If someone in the United States needs immediate emotional crisis support, they can call or text 988 for free, confidential help at any time.
How to Help Someone Who Feels Alone
You do not need perfect advice to help someone feel less alone. In fact, rushing to fix everything can sometimes make people feel more misunderstood. Often, the best support begins with presence.
Helpful things to say
“I’m glad you told me.”
“That sounds really hard.”
“You don’t have to handle this by yourself.”
“Do you want advice, distraction, or just someone to listen?”
That last question is secretly powerful. Sometimes people want solutions. Sometimes they want a meme, a walk, a snack, or someone to sit with them while life feels messy.
Building a Life With More Belonging
Belonging is not built overnight. It grows from repeated moments of honesty, kindness, and shared time. If you want more connection, start with places where people gather around something meaningful: community service, faith groups, sports, music, gaming clubs, art classes, book clubs, study groups, professional organizations, neighborhood events, or local volunteering.
Shared purpose makes conversation easier. It gives people something to do besides stare at each other and panic. When you are packing food boxes, playing basketball, painting pottery, joining a study group, or helping at an event, connection can form naturally.
Experiences That Prove You’re Not Alone
Almost everyone has a “you’re not alone” moment, even if they do not call it that. It might happen in a quiet conversation with a friend who admits they have been struggling too. Suddenly, the invisible wall cracks. You realize the person who seemed confident was also unsure, the person who looked calm was also tired, and the person who seemed to have a perfect life was mostly just using good lighting and selective posting.
One common experience is the first day somewhere new. A new school, job, city, team, or community can make even a confident person feel like a lost penguin in a parking lot. Everyone else appears to know where to go, what to say, and how things work. But later, you discover many people were nervous too. The person who smiled at you in the hallway may have been hoping you would talk first. The coworker who looked focused may have been silently wondering where the printer was and whether asking would reveal they were not, in fact, a fully functioning adult.
Another experience is grief or disappointment. When something changes suddenly, people may feel isolated because their world has shifted while everyone else’s life seems to continue. Friends still post vacation photos. Emails still arrive. Dishes still need washing, because apparently plates have no respect for emotional timing. In those moments, a simple check-in can mean everything. Someone saying, “I remembered today might be hard,” can make a person feel seen.
There is also the loneliness of pretending. Many people walk around acting “fine” because they do not want to be a burden. They laugh at jokes, answer messages with “LOL,” and show up to responsibilities while carrying private stress. Then one honest conversation changes the room. Someone says, “Actually, I’ve been having a rough time,” and instead of rejection, they receive understanding. That moment teaches a powerful lesson: vulnerability does not always push people away. Sometimes it gives them permission to come closer.

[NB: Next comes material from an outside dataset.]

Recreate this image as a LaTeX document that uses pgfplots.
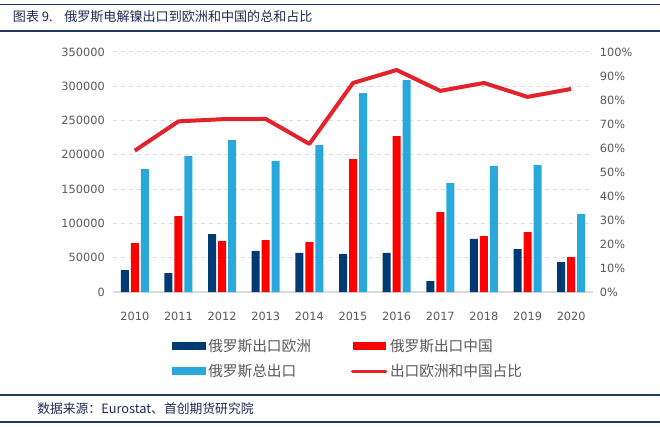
\documentclass[border=0pt]{standalone}
\usepackage{pgfplots}
\pgfplotsset{compat=1.18}
\usepackage{fontspec}
\setmainfont{DejaVu Sans}
\newfontfamily\cjk{Noto Sans CJK SC}

\definecolor{navybar}{HTML}{003A73}
\definecolor{redbar}{HTML}{FF0000}
\definecolor{bluebar}{HTML}{29A9DB}
\definecolor{linec}{HTML}{E3232B}
\definecolor{gridc}{HTML}{D9D9D9}
\definecolor{tickc}{HTML}{595959}
\definecolor{rulec}{HTML}{1F3864}
\definecolor{titlec}{HTML}{1F2A55}

\pgfplotsset{
  base/.style={
    at={(84.75pt,-219pt)}, anchor=south west,
    scale only axis, width=360pt, height=180pt,
    xmin=-0.5, xmax=10.5,
    tick style={draw=none},
    ticklabel style={font=\fontsize{8.5}{10}\selectfont, text=tickc},
    /pgf/number format/assume math mode=true,
  },
}

\begin{document}
\begin{tikzpicture}
\useasboundingbox (0,0) rectangle (495pt,-320.25pt);
% header / footer
\draw[rulec, line width=1.1pt] (0,-3.3pt) -- (495pt,-3.3pt);
\draw[rulec, line width=1.1pt] (0,-23.3pt) -- (495pt,-23.3pt);
\node[anchor=west, inner sep=0pt, text=titlec, font=\cjk\fontsize{9.8}{11}\selectfont] at (9.5pt,-12.5pt) {图表 9.};
\node[anchor=west, inner sep=0pt, text=titlec, font=\cjk\fontsize{9.8}{11}\selectfont] at (48pt,-12.5pt) {俄罗斯电解镍出口到欧洲和中国的总和占比};
\draw[rulec, line width=1.1pt] (0,-296.25pt) -- (495pt,-296.25pt);
\draw[rulec, line width=1.1pt] (0,-316.5pt) -- (495pt,-316.5pt);
\node[anchor=west, inner sep=0pt, text=titlec, font=\cjk\fontsize{9.6}{11}\selectfont] at (27.75pt,-306.75pt) {数据来源：Eurostat、首创期货研究院};

\begin{axis}[base,
  ymin=0, ymax=350000,
  ytick={0,50000,...,350000},
  scaled y ticks=false,
  yticklabel style={/pgf/number format/fixed, /pgf/number format/1000 sep={}, inner sep=0pt, anchor=east, xshift=-6pt},
  xtick={0,...,10},
  xticklabels={2010,2011,2012,2013,2014,2015,2016,2017,2018,2019,2020},
  xticklabel style={inner sep=0pt, anchor=north, yshift=-10.5pt},
  ymajorgrids, grid style={dashed, gridc, line width=0.75pt},
  axis x line*=bottom, axis y line*=left,
  x axis line style={gridc, line width=0.9pt, -},
  y axis line style={draw=none},
  ybar=1.5pt, bar width=6pt,
  legend columns=2,
  legend cell align=left,
  legend style={draw=none, fill=none, inner sep=0pt,
    at={(0.123,-0.183)}, anchor=north west,
    font=\cjk\fontsize{11}{13}\selectfont, text=tickc,
    row sep=4pt,
    /tikz/every even column/.append style={column sep=28pt}},
  legend image code/.code={\fill[#1] (0pt,-3pt) rectangle (25pt,3pt);},
]
\addplot[fill=navybar, draw=none] coordinates {(0,32000)(1,27700)(2,84500)(3,59800)(4,56900)(5,55400)(6,56900)(7,16000)(8,77300)(9,62700)(10,43700)};
\addlegendentry{俄罗斯出口欧洲}
\addplot[fill=redbar, draw=none] coordinates {(0,71400)(1,110800)(2,74300)(3,75800)(4,72900)(5,193900)(6,227400)(7,116600)(8,81600)(9,87500)(10,51000)};
\addlegendentry{俄罗斯出口中国}
\addplot[fill=bluebar, draw=none] coordinates {(0,179300)(1,198000)(2,221600)(3,191000)(4,214300)(5,290000)(6,309000)(7,158900)(8,183700)(9,185100)(10,113700)};
\addlegendentry{俄罗斯总出口}
\addlegendimage{legend image code/.code={\draw[linec, line width=2.3pt, line cap=round] (0pt,0pt) -- (25pt,0pt);}}
\addlegendentry{出口欧洲和中国占比}
\end{axis}

\begin{axis}[base,
  ymin=0, ymax=100,
  ytick={0,10,...,100},
  yticklabel={\pgfmathprintnumber{\tick}\%},
  yticklabel style={inner sep=0pt, anchor=west, xshift=5pt},
  axis x line=none, axis y line*=right,
  y axis line style={draw=none},
  clip=false,
]
\addplot[linec, line width=3pt, line join=round, mark=none] coordinates {(0,58.9)(1,71.1)(2,72.0)(3,72.1)(4,61.7)(5,87.1)(6,92.5)(7,83.8)(8,87.1)(9,81.3)(10,84.6)};
\end{axis}
\end{tikzpicture}
\end{document}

Support can also show up in ordinary ways. A teacher notices a student is quieter than usual. A friend sends a ridiculous video at exactly the right time. A parent sits nearby without forcing a conversation. A neighbor checks in. A coworker says, “Want to grab lunch?” These moments may not look heroic, but they are. They interrupt the story that nobody notices.
Many people who eventually feel connected again do not get there through one grand transformation. They get there through small repetitions: one walk, one message, one group meeting, one honest answer, one appointment, one shared laugh. Healing often looks less like fireworks and more like slowly turning the lights back on.
The most important experience is this: feelings change when they are met with care. Loneliness says, “No one understands.” Connection replies, “Maybe someone can.” It may take courage to reach out, and it may take patience to find the right people, but your need for belonging is not embarrassing. It is one of the most human things about you.
Conclusion: You Deserve Connection
“You’re not alone” is not just a comforting phrase. It is a reminder that isolation can be challenged, support can be found, and belonging can be rebuilt. You do not need to have everything figured out before you reach out. You do not need to be cheerful to be loved. You do not need to earn care by being useful, funny, successful, or easy to be around.
Start small. Send the message. Take the walk. Join the group. Ask for help. Offer kindness. Make room for honest conversations. Connection is not about collecting people; it is about creating places where you and others can be real.
And when life gets heavy, remember this: someone else has sat in a similar kind of silence and found their way back to connection. You can too. You are not strange for needing support. You are not weak for wanting to be understood. You are human, and you’re not alone.